SHORT EXERCISE
Locate the line that contains "Rebuild this chart" and the line that contains "Chart.register(...registerables);". Copy both of them exactly, together with every line between them, and no others.

PROVIDED DATA
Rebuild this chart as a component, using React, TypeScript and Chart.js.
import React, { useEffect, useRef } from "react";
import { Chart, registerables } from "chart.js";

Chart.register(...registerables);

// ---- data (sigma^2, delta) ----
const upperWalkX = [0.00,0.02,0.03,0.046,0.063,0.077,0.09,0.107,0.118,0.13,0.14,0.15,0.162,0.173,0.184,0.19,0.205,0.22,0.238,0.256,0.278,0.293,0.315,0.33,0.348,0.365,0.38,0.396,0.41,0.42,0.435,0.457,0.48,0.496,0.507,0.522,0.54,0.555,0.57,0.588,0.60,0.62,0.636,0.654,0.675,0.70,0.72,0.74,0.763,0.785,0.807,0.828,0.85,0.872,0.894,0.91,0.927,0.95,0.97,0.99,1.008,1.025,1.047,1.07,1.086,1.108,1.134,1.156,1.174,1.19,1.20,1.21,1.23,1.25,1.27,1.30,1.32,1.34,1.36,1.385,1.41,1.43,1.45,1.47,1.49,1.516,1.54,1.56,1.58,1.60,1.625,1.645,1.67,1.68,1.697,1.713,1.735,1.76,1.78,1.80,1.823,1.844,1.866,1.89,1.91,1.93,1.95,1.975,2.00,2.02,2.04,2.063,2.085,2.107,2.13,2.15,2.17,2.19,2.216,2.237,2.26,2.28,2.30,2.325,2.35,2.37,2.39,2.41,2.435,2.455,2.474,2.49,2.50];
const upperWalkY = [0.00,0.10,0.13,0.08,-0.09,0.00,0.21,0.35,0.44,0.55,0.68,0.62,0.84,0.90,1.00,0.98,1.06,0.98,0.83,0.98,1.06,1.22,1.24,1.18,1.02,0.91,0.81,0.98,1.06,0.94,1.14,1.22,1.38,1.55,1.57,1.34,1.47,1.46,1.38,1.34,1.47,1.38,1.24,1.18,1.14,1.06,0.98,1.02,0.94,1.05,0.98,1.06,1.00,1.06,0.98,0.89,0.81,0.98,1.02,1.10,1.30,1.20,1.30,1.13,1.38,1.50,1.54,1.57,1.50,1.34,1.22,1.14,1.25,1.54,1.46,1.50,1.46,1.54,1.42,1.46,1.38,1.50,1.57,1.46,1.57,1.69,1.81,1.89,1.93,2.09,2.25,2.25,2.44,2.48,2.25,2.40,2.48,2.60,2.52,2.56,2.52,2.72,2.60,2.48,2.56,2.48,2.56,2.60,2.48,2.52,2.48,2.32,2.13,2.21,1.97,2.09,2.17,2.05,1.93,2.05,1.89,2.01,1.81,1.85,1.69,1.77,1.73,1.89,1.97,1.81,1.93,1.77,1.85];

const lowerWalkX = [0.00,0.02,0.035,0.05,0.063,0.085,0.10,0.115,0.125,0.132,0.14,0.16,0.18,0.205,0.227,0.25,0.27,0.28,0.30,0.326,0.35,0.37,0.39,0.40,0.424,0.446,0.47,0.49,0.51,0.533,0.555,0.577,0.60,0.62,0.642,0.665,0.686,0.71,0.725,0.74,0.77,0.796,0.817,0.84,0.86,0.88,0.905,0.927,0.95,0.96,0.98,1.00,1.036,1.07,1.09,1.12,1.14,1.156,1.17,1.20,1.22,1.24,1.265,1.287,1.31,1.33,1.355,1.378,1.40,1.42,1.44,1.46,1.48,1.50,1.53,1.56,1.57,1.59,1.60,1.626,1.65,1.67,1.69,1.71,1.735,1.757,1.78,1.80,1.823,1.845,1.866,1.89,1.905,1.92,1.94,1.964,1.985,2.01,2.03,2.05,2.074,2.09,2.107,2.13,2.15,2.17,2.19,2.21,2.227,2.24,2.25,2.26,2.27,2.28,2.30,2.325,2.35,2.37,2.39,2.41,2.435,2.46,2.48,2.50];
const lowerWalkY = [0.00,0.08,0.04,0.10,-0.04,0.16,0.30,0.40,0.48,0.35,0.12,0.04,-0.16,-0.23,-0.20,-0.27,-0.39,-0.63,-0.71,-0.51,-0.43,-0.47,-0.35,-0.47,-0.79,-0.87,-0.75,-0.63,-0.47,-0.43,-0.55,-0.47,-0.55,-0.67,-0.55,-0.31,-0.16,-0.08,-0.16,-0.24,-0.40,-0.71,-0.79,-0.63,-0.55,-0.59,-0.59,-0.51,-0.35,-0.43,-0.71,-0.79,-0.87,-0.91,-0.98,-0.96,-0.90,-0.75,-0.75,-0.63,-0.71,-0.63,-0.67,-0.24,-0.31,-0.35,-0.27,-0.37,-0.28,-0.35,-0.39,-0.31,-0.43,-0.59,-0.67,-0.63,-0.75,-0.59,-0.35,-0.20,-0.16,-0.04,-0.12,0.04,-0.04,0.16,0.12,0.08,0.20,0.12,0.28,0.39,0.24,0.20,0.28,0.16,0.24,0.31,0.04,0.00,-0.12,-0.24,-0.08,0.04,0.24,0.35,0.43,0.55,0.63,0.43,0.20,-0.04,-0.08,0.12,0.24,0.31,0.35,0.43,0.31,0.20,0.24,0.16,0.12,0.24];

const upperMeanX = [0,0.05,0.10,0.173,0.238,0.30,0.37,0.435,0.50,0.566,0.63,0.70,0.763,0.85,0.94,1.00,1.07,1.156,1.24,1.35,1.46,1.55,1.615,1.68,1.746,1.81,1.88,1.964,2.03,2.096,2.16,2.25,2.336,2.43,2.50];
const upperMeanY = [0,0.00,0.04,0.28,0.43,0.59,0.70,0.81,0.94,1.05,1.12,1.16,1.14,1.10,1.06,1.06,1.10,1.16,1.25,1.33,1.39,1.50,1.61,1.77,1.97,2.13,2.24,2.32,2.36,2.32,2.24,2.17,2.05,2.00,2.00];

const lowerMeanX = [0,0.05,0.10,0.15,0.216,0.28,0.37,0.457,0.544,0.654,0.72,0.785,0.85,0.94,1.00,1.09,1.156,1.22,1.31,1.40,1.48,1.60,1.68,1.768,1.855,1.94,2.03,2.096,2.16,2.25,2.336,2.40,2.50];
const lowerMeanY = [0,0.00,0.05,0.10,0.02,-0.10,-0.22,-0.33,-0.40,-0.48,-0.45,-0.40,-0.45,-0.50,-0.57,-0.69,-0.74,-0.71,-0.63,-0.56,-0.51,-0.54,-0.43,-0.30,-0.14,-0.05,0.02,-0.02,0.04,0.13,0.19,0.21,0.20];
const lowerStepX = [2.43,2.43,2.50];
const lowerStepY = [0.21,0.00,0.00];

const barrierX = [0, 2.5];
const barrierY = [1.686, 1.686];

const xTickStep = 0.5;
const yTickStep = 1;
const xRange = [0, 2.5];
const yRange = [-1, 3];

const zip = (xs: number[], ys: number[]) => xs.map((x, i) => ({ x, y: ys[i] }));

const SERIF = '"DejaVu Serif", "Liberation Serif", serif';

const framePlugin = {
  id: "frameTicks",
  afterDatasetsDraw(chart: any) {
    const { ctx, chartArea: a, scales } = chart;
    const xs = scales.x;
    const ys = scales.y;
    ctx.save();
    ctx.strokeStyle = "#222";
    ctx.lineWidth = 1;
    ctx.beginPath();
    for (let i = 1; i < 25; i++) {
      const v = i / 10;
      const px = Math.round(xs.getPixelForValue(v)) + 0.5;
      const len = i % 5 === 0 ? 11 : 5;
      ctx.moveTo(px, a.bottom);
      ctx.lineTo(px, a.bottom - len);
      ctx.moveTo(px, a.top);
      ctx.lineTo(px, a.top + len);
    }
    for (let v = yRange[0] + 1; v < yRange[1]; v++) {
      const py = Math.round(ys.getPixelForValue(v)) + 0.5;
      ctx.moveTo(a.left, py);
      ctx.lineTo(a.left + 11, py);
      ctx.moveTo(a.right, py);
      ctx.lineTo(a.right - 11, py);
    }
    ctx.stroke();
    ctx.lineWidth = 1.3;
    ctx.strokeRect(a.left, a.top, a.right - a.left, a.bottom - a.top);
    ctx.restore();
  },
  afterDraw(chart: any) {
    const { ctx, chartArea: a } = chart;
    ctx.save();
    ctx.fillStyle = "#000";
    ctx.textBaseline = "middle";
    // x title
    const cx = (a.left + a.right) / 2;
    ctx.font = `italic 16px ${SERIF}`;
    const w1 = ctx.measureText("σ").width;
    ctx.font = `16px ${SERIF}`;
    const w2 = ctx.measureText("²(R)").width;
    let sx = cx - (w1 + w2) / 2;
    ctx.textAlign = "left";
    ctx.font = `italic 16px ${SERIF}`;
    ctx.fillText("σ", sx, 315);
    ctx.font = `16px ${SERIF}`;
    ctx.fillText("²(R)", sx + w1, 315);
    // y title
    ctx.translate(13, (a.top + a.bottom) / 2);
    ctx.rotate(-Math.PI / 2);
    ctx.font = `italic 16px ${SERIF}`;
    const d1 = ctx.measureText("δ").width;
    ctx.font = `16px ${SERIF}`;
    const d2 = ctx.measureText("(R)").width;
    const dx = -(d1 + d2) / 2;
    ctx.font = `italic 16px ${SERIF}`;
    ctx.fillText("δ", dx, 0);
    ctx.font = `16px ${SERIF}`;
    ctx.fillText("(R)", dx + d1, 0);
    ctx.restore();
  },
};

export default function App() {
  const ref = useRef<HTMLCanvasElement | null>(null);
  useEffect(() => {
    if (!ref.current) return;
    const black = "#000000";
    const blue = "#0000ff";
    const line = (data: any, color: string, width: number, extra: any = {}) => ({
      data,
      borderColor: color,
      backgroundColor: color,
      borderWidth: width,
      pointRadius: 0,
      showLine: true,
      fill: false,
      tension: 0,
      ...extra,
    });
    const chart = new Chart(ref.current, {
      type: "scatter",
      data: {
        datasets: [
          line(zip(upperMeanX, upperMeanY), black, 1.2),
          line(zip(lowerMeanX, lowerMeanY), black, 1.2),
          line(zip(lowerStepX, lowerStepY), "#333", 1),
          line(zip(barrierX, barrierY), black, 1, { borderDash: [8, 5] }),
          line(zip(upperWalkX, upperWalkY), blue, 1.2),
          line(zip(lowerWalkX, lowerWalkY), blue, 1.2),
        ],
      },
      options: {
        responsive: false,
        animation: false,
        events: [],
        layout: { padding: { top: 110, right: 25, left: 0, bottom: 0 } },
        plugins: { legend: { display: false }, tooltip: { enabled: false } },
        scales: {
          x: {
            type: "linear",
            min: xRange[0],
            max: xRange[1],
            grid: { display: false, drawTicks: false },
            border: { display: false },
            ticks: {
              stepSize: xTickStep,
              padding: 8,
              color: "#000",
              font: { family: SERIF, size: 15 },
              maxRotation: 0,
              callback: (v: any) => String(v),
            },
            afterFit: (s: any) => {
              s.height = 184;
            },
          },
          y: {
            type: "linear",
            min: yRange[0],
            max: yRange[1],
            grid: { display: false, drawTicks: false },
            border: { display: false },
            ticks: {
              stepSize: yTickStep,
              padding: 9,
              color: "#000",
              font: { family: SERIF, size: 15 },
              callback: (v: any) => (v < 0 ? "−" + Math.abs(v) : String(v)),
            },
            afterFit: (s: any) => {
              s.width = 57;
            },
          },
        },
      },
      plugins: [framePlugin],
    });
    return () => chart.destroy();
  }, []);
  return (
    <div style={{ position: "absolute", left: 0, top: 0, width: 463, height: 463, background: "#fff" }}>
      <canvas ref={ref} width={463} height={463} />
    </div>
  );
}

==

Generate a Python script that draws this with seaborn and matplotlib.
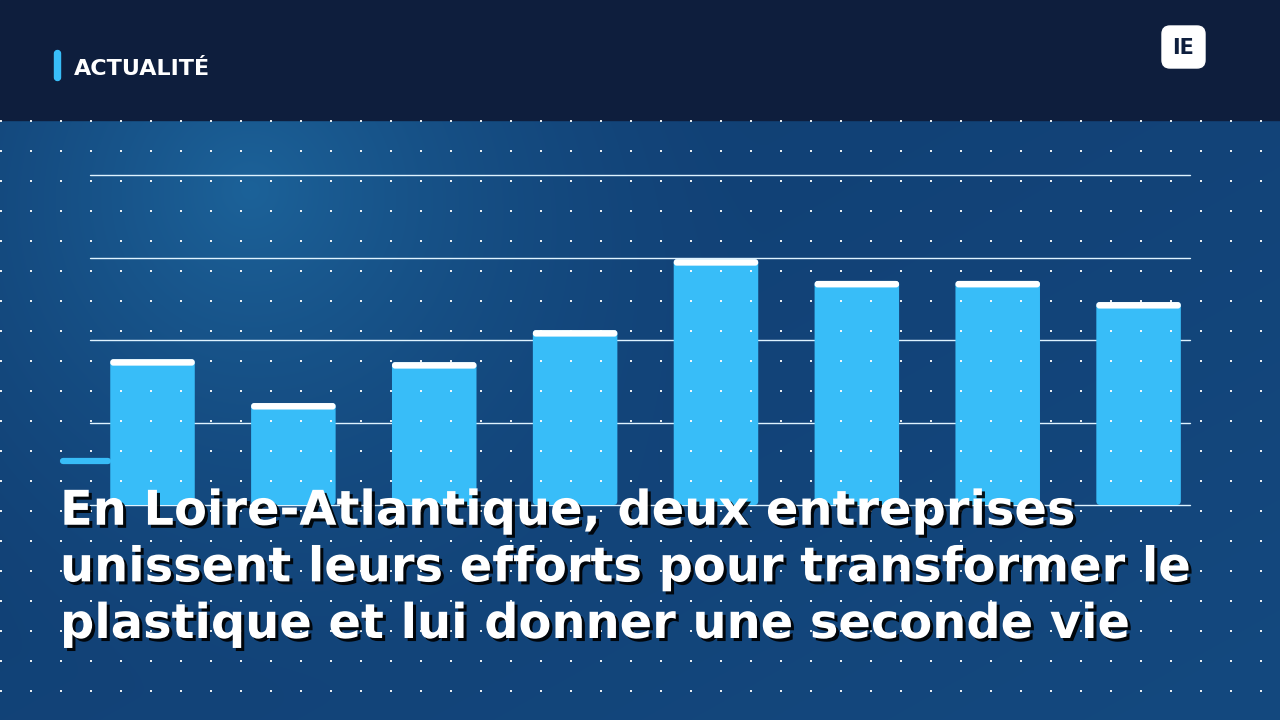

==

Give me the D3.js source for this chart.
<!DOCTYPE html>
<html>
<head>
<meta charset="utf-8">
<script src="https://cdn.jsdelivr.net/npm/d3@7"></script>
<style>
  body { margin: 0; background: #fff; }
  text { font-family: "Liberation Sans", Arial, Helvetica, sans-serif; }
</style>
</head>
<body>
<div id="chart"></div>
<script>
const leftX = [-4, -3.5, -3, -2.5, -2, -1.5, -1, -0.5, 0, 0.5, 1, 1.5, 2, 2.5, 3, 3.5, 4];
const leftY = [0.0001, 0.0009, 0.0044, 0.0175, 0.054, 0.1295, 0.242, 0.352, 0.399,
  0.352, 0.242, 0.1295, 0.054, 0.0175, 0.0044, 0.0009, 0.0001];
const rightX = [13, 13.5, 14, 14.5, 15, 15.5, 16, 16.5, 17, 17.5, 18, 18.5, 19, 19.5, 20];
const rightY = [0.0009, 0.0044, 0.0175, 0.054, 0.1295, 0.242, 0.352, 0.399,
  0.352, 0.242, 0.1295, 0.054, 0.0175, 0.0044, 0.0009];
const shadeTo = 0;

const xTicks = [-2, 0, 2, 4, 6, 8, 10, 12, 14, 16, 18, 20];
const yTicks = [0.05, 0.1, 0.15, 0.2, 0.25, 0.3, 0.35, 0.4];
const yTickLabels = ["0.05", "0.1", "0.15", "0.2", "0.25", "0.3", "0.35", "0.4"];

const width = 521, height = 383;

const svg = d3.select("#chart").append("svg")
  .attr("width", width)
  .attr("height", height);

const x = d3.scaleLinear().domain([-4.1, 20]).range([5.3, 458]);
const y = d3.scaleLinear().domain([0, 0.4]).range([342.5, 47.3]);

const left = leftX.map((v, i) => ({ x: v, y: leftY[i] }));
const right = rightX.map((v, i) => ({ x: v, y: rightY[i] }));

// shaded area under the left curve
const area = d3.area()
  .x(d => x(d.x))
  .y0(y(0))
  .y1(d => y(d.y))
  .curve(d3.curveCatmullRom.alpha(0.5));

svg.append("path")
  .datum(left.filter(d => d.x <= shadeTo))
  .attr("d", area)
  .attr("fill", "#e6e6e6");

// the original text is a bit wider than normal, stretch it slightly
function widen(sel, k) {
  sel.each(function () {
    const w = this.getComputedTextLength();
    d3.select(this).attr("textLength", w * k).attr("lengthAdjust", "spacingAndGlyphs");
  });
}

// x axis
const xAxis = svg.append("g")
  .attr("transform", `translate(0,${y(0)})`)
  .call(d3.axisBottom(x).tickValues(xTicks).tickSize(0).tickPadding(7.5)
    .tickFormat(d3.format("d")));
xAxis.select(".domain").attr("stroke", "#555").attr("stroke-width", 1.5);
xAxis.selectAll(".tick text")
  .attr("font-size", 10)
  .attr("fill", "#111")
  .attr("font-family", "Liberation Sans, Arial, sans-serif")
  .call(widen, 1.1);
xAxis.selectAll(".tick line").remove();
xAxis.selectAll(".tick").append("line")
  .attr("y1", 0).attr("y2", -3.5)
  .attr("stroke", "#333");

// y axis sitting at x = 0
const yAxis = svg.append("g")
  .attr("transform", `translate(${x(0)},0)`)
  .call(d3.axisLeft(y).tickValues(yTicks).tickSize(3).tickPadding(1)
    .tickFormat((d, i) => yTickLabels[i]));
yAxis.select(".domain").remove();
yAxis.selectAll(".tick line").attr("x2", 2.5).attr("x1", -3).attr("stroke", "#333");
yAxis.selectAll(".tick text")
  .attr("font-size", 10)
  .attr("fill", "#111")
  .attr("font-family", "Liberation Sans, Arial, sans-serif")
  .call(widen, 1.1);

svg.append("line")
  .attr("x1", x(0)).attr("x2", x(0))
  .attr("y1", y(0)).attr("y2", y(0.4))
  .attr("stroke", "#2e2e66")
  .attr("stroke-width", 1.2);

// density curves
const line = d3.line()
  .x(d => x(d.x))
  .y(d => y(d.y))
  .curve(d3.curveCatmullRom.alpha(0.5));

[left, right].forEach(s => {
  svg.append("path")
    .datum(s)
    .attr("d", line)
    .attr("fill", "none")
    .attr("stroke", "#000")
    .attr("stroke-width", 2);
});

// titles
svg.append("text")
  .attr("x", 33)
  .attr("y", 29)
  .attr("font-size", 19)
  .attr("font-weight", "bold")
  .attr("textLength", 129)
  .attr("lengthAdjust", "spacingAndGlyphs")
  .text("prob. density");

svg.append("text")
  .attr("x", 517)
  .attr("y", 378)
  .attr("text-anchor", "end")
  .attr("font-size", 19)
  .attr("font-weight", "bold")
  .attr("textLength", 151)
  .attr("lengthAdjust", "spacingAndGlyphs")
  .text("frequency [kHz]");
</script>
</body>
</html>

ANSWER TO THE PROBLEM
Rebuild this chart as a component, using React, TypeScript and Chart.js.
import React, { useEffect, useRef } from "react";
import { Chart, registerables } from "chart.js";

Chart.register(...registerables);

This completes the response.